Friday, October 03, 2008

The Three Economies

A serious one for a change. Chris Anderson of "Long Tail" fame has a post on his blog about how the world is diverging into two economies, which he succinctly labels Atoms (physical goods) and Bits (digital goods). This is an interesting idea but I think it misses a fundamental point. There are not TWO economies, but THREE: bits, atoms, and people.

Chris is, as ever, spot on about bits: the marginal costs of (re)production approach zero, and traditional economics no longer apply.

He is IMHO slightly wrong about atoms when he says that material goods tend to increase in price over time: in most material businesses, efficiencies go up with scale, marginal costs go down over time, and so do prices. Cars, air travel, you name it: mass production and process efficiencies push costs down. A TV costs the same in dollars that it did 40 years ago despite being vastly superior and despite (monetary) inflation. This is the lesson of 19th century industrialization and 20th century mass production.

HOWEVER the cost of atoms doesn't go down nearly as fast as the cost of bits, so by comparison atoms look increasingly expensive.

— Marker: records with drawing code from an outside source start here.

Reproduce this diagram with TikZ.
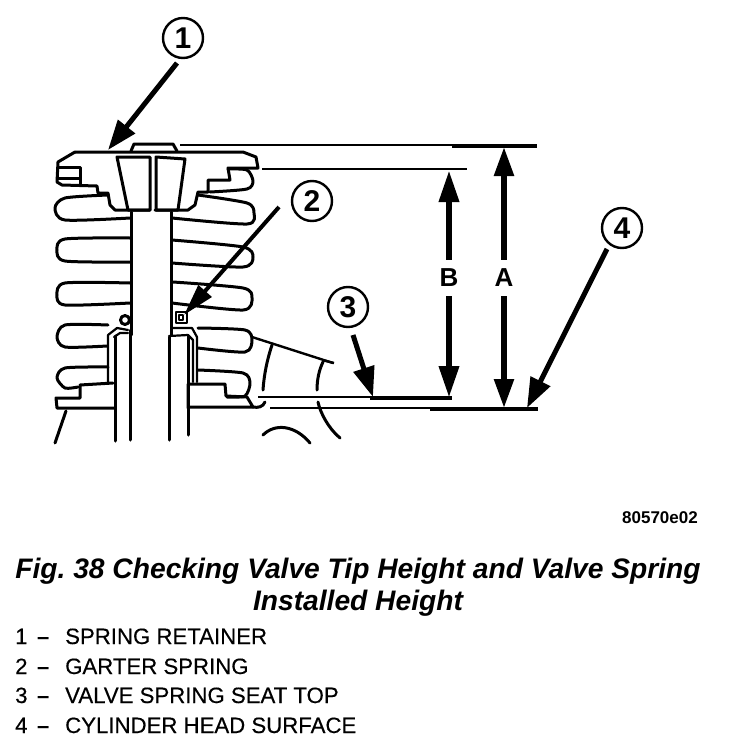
\documentclass[tikz,border=0pt]{standalone}
\usepackage{fontspec}
\setmainfont{Liberation Sans}
\newfontfamily\legendfont[FakeBold=0.35]{Liberation Sans}
\usetikzlibrary{arrows.meta}
\tikzset{
  part/.style={line width=3pt,line cap=round,line join=round,black},
  thinpart/.style={line width=2.2pt,line cap=round,line join=round,black},
  callout/.style={circle,draw,line width=2.4pt,minimum size=40pt,inner sep=0pt,font=\fontsize{30}{30}\selectfont\bfseries},
  dimlabel/.style={minimum height=36pt,inner sep=0pt,font=\fontsize{26}{26}\selectfont\bfseries},
  leader/.style={line width=5pt,-{Triangle[length=30pt,width=21pt]}},
  leaderthin/.style={line width=4pt,-{Triangle[length=32pt,width=17pt]}},
  dimB/.style={line width=6.5pt,-{Triangle[length=32pt,width=19pt]}},
  dimA/.style={line width=5.5pt,-{Triangle[length=29pt,width=19pt]}},
  legend/.style={anchor=base west,inner sep=0pt,font=\fontsize{22.2}{22.2}\selectfont\legendfont},
  legenddash/.style={anchor=base west,inner sep=0pt,font=\fontsize{22}{22}\selectfont\bfseries},
  title/.style={inner sep=0pt,font=\fontsize{28.2}{28.2}\selectfont\bfseries\itshape\frenchspacing},
  refid/.style={inner sep=0pt,font=\fontsize{17}{17}\selectfont\bfseries}
}
\begin{document}
\begin{tikzpicture}[x=1pt,y=-1pt]
\useasboundingbox (0,0) rectangle (736,744);
% retainer
\draw[part] (75,152) -- (243,152) -- (256,157) -- (258,168) -- (228,168) -- (230,180) -- (208,180) -- (208,192) -- (198,192) -- (195,205) -- (188,210) -- (155,210);
\draw[part] (75,152) -- (58,162) -- (57,182) -- (62,185) -- (97,186) -- (98,193) -- (108,193) -- (110,205) -- (115,210) -- (150,210);
\draw[part] (58,167) -- (80,167) -- (80,184);
\draw[part] (58,178) -- (80,178);
% keepers
\draw[part] (117,157) -- (150,157) -- (150,210) -- (128,210) -- cycle;
\draw[part] (156,157) -- (185,159) -- (178,210) -- (156,210) -- cycle;
% valve tip
\draw[part] (131,151) -- (134,144) -- (173,144) -- (177,151);
% extension lines
\draw[line width=2pt] (180,145) -- (452,145);
\draw[line width=3.4pt] (452,146) -- (537,146);
\draw[line width=1.6pt] (262,169) -- (467,169);
\draw[line width=2.4pt] (258,397) -- (370,397);
\draw[line width=3.6pt] (370,398) -- (452,398);
\draw[line width=2.4pt] (270,408) -- (430,408);
\draw[line width=3.6pt] (430,409) -- (538,409);
% stem
\draw[part] (131,212) -- (131,335) ;
\draw[part] (130,330) -- (130,440);
\draw[part] (171,212) -- (171,335);
\draw[part] (169,337) -- (169,440);
% coils
\draw[part] plot[smooth,tension=.45] coordinates {(228,169) (247,170) (253,181) (247,189) (210,192)};
\draw[part] plot[smooth,tension=.45] coordinates {(108,195) (65,198) (55,208) (65,220) (130,218)};
\draw[part] plot[smooth,tension=.45] coordinates {(198,195) (247,203) (254,213) (247,224) (172,218)};
\draw[part] plot[smooth,tension=.45] coordinates {(130,238) (65,239) (57,250) (65,261) (130,262)};
\draw[part] plot[smooth,tension=.45] coordinates {(172,240) (243,247) (253,257) (243,267) (172,263)};
\draw[part] plot[smooth,tension=.45] coordinates {(130,283) (65,283) (57,295) (65,305) (130,303)};
\draw[part] plot[smooth,tension=.45] coordinates {(173,282) (243,288) (252,298) (243,310) (172,303)};
\draw[part] plot[smooth,tension=.45] coordinates {(108,325) (65,325) (57,337) (65,347) (107,346)};
\draw[part] plot[smooth,tension=.45] coordinates {(198,328) (245,330) (252,340) (245,352) (198,348)};
\draw[part] plot[smooth,tension=.45] coordinates {(108,367) (65,368) (57,378) (65,388) (78,387)};
\draw[part] plot[smooth,tension=.45] coordinates {(198,370) (243,373) (250,383) (245,396) (227,397)};
% seats
\draw[part] (113,383) -- (80,385) -- (80,398) -- (56,398) -- (57,408) -- (114,408);
\draw[part] (188,408) -- (188,384) -- (225,384) -- (226,396) -- (247,397) -- (253,407) -- (188,407);
% guide and seal
\draw[part] (115,336) -- (115,441);
\draw[part] (188,336) -- (188,435);
\draw[thinpart] (108,382) -- (108,335) -- (117,328) -- (128,330);
\draw[thinpart] (114,337) -- (120,333) -- (128,333);
\draw[thinpart] (197,382) -- (197,337) -- (192,328) -- (173,328);
\draw[thinpart] (193,382) -- (193,340) -- (188,335) -- (169,336);
% garter spring
\draw[part] (125,320) circle (4.5pt);
\draw[thinpart] (176,312) rectangle (187,323);
\draw[thinpart] (179,315) rectangle (183,320);
% head
\draw[part] (66,411) -- (55,443);
\draw[line width=2.4pt] (252,337) -- (333,363);
\draw[line width=2.4pt] (322,360) -- (334,363);
\draw[part] (272,345) .. controls (267,360) and (264,375) .. (263,390);
\draw[part] (323,362) .. controls (319,370) and (317,380) .. (317,390);
\draw[part] (318,402) .. controls (320,412) and (328,428) .. (340,438);
\draw[part] (253,407) .. controls (258,408) and (263,407) .. (265,402);
\draw[part] (263,435) .. controls (275,423) and (295,425) .. (310,443);
% callouts
\node[callout] (n1) at (183,38) {1};
\node[callout] (n2) at (312,201) {2};
\node[callout] (n3) at (348,307) {3};
\node[callout] (n4) at (622,228) {4};
\coordinate (s1) at (177,63);
\coordinate (t1) at (108,150);
\coordinate (s2) at (279,207);
\coordinate (t2) at (184,315);
\coordinate (s3) at (353,335);
\coordinate (t3) at (373,397);
\coordinate (s4) at (607,249);
\coordinate (t4) at (527,408);
\draw[leader] (s1) -- (t1);
\draw[leaderthin] (s2) -- (t2);
\draw[leader] (s3) -- (t3);
\draw[leader] (s4) -- (t4);
% dimensions
\node[dimlabel] (B) at (449,278) {B};
\node[dimlabel] (A) at (504,278) {A};
\coordinate (Bt) at (449,170);
\coordinate (Bb) at (449,398);
\coordinate (At) at (504,147);
\coordinate (Ab) at (504,408);
\draw[dimB] (B) -- (Bt);
\draw[dimB] (B) -- (Bb);
\draw[dimA] (A) -- (At);
\draw[dimA] (A) -- (Ab);
% texts
\node[refid] (ref) at (660,518) {80570e02};
\node[title] (t1l) at (358,571) {Fig. 38 Checking Valve Tip Height and Valve Spring};
\node[title] (t2l) at (358,603) {Installed Height};
\node[legend] (l1n) at (15,644) {1};
\node[legenddash] (l1d) at (37,644) {–};
\node[legend] (l1) at (65,644) {SPRING RETAINER};
\node[legend] (l2n) at (15,674) {2};
\node[legenddash] (l2d) at (37,674) {–};
\node[legend] (l2) at (65,674) {GARTER SPRING};
\node[legend] (l3n) at (15,703) {3};
\node[legenddash] (l3d) at (37,703) {–};
\node[legend] (l3) at (65,703) {VALVE SPRING SEAT TOP};
\node[legend] (l4n) at (15,733) {4};
\node[legenddash] (l4d) at (37,733) {–};
\node[legend] (l4) at (65,733) {CYLINDER HEAD SURFACE};
\end{tikzpicture}
\end{document}
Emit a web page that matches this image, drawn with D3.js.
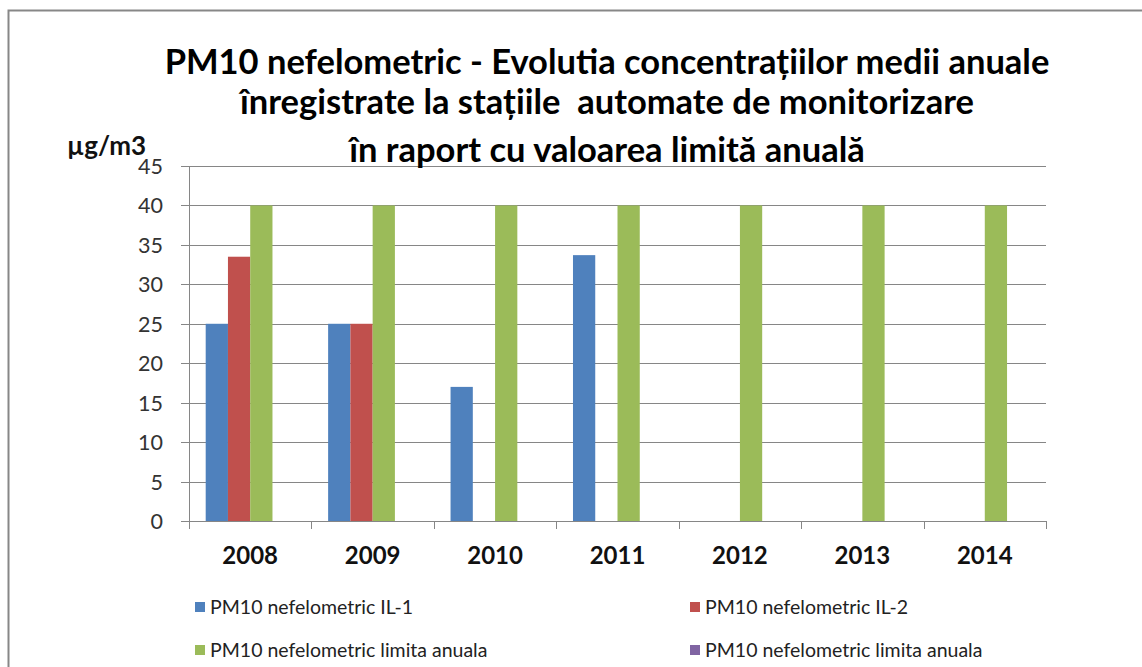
<!DOCTYPE html>
<html>
<head>
<meta charset="utf-8">
<script src="https://cdn.jsdelivr.net/npm/d3@7"></script>
<style>
body { margin: 0; background: #fff; }
svg { display: block; font-family: Lato, "Open Sans", sans-serif; }
</style>
</head>
<body>
<div id="container"><svg></svg></div>
<script>
let width = 1142, height = 667;

// date
let years = ['2008', '2009', '2010', '2011', '2012', '2013', '2014'];
let il1 = [25, 25, 17, 33.7, null, null, null];
let il2 = [33.5, 25, null, null, null, null, null];
let limita = [40, 40, 40, 40, 40, 40, 40];
let limita2 = [null, null, null, null, null, null, null];
let seriesNames = ['PM10 nefelometric IL-1', 'PM10 nefelometric IL-2', 'PM10 nefelometric limita anuala', 'PM10 nefelometric limita anuala'];
let seriesColors = ['#4f81bd', '#c0504d', '#9bbb59', '#8064a2'];
let yTicks = [0, 5, 10, 15, 20, 25, 30, 35, 40, 45];
let titleLines = ['PM10 nefelometric - Evolutia concentrațiilor medii anuale',
                  'înregistrate la stațiile  automate de monitorizare',
                  'în raport cu valoarea limită anuală'];

let pLeft = 189, pRight = 1046, pTop = 166, pBottom = 521;

let svg = d3.select('#container').select('svg')
    .attr('width', width).attr('height', height);

// rama
svg.append('rect')
    .attr('x', 8.5).attr('y', 10.5)
    .attr('width', 1200).attr('height', 700)
    .attr('fill', '#fff').attr('stroke', '#878787').attr('stroke-width', 2);

let x = d3.scaleBand().domain(years).range([pLeft, pRight]).paddingInner(0).paddingOuter(0);
let y = d3.scaleLinear().domain([0, 45]).range([pBottom, pTop]);

// grid
svg.append('g').selectAll('line').data(yTicks).join('line')
    .attr('x1', pLeft - 8).attr('x2', pRight)
    .attr('y1', d => Math.round(y(d)) + 0.5).attr('y2', d => Math.round(y(d)) + 0.5)
    .attr('stroke', '#868686').attr('stroke-width', 1);

// axa y
svg.append('line').attr('x1', pLeft + 0.5).attr('x2', pLeft + 0.5)
    .attr('y1', pTop).attr('y2', pBottom).attr('stroke', '#868686');

svg.append('g').selectAll('text').data(yTicks).join('text')
    .attr('x', 163).attr('y', d => y(d) + 8)
    .attr('text-anchor', 'end')
    .attr('font-size', 21.5).attr('fill', '#333')
    .text(d => d);

// bare
let series = [il1, il2, limita, limita2];
let bw = x.bandwidth() / 5.5;
let xs = d3.scaleBand().domain(d3.range(4)).range([0.75 * bw, 4.75 * bw]);
series.forEach((vals, si) => {
    svg.append('g').selectAll('rect')
        .data(vals.map((v, i) => ({year: years[i], v: v})).filter(d => d.v != null))
        .join('rect')
        .attr('x', d => x(d.year) + xs(si))
        .attr('width', xs.bandwidth())
        .attr('y', d => y(d.v))
        .attr('height', d => y(0) - y(d.v))
        .attr('fill', seriesColors[si]);
});

// axa x
svg.append('line').attr('x1', pLeft).attr('x2', pRight)
    .attr('y1', pBottom + 0.5).attr('y2', pBottom + 0.5).attr('stroke', '#868686');
svg.append('g').selectAll('line').data(years.concat(['end'])).join('line')
    .attr('x1', (d, i) => Math.round(pLeft + i * x.bandwidth()) + 0.5)
    .attr('x2', (d, i) => Math.round(pLeft + i * x.bandwidth()) + 0.5)
    .attr('y1', pBottom).attr('y2', pBottom + 8)
    .attr('stroke', '#868686');
svg.append('g').selectAll('text').data(years).join('text')
    .attr('x', d => x(d) + x.bandwidth() / 2).attr('y', 564)
    .attr('text-anchor', 'middle')
    .attr('font-size', 24).attr('font-weight', 'bold').attr('fill', '#111')
    .text(d => d);

// titlu
let titleY = [74, 114, 162];
svg.append('g').selectAll('text').data(titleLines).join('text')
    .attr('x', 607).attr('y', (d, i) => titleY[i])
    .attr('text-anchor', 'middle')
    .attr('font-size', 34.5).attr('font-weight', 'bold').attr('fill', '#000')
    .style('white-space', 'pre')
    .text(d => d);

svg.append('text').attr('x', 67).attr('y', 155)
    .attr('font-size', 26).attr('font-weight', 'bold').attr('fill', '#111')
    .text('µg/m3');

// legenda
let legPos = [[195, 607], [690, 607], [195, 650], [690, 650]];
let leg = svg.append('g').selectAll('g').data(seriesNames).join('g')
    .attr('transform', (d, i) => 'translate(' + legPos[i][0] + ',' + legPos[i][1] + ')');
leg.append('rect').attr('x', 0).attr('y', -5).attr('width', 10).attr('height', 10)
    .attr('fill', (d, i) => seriesColors[i]);
leg.append('text').attr('x', 15).attr('y', 7)
    .attr('font-size', 19.5).attr('fill', '#222')
    .text(d => d);
</script>
</body>
</html>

Thirdly, there is the economics of people: Business models where people are inherent to the value proposition (at least, for the immediate future). Musical performance, for example. The "care" part of healthcare. Education, especially higher education. Research. Skilled people scale even less well than material products. The costs of employing people for these jobs tends to stay the same over time (or rise), even as the Atoms and Bits that complement their tasks get cheaper, making the People costs an ever larger fraction of the total. Observers often complain that healthcare and college education costs consistently outpace inflation. Of course: it is because they are People businesses, so naturally their costs are going to rise relative to either Atoms or Bits.

This "Three Economies" model helps to understand the dislocations going on in some industries. Music is a great example. Before the 20th C it was essentially a People business: you paid to see people perform. Recording turned it into a People Plus Atoms business, and by the 1980s it was overwhelmingly Atoms: top bands often lost money touring, but did it to promote the sale of recordings. Then along comes the digital era, and now we are in the midst of a transition to a People Plus Bits business, where Pay For Performance once again dominates and recordings promote the performance rather than vice versa -- while backward-looking execs desperately cling to the People Plus Atoms model.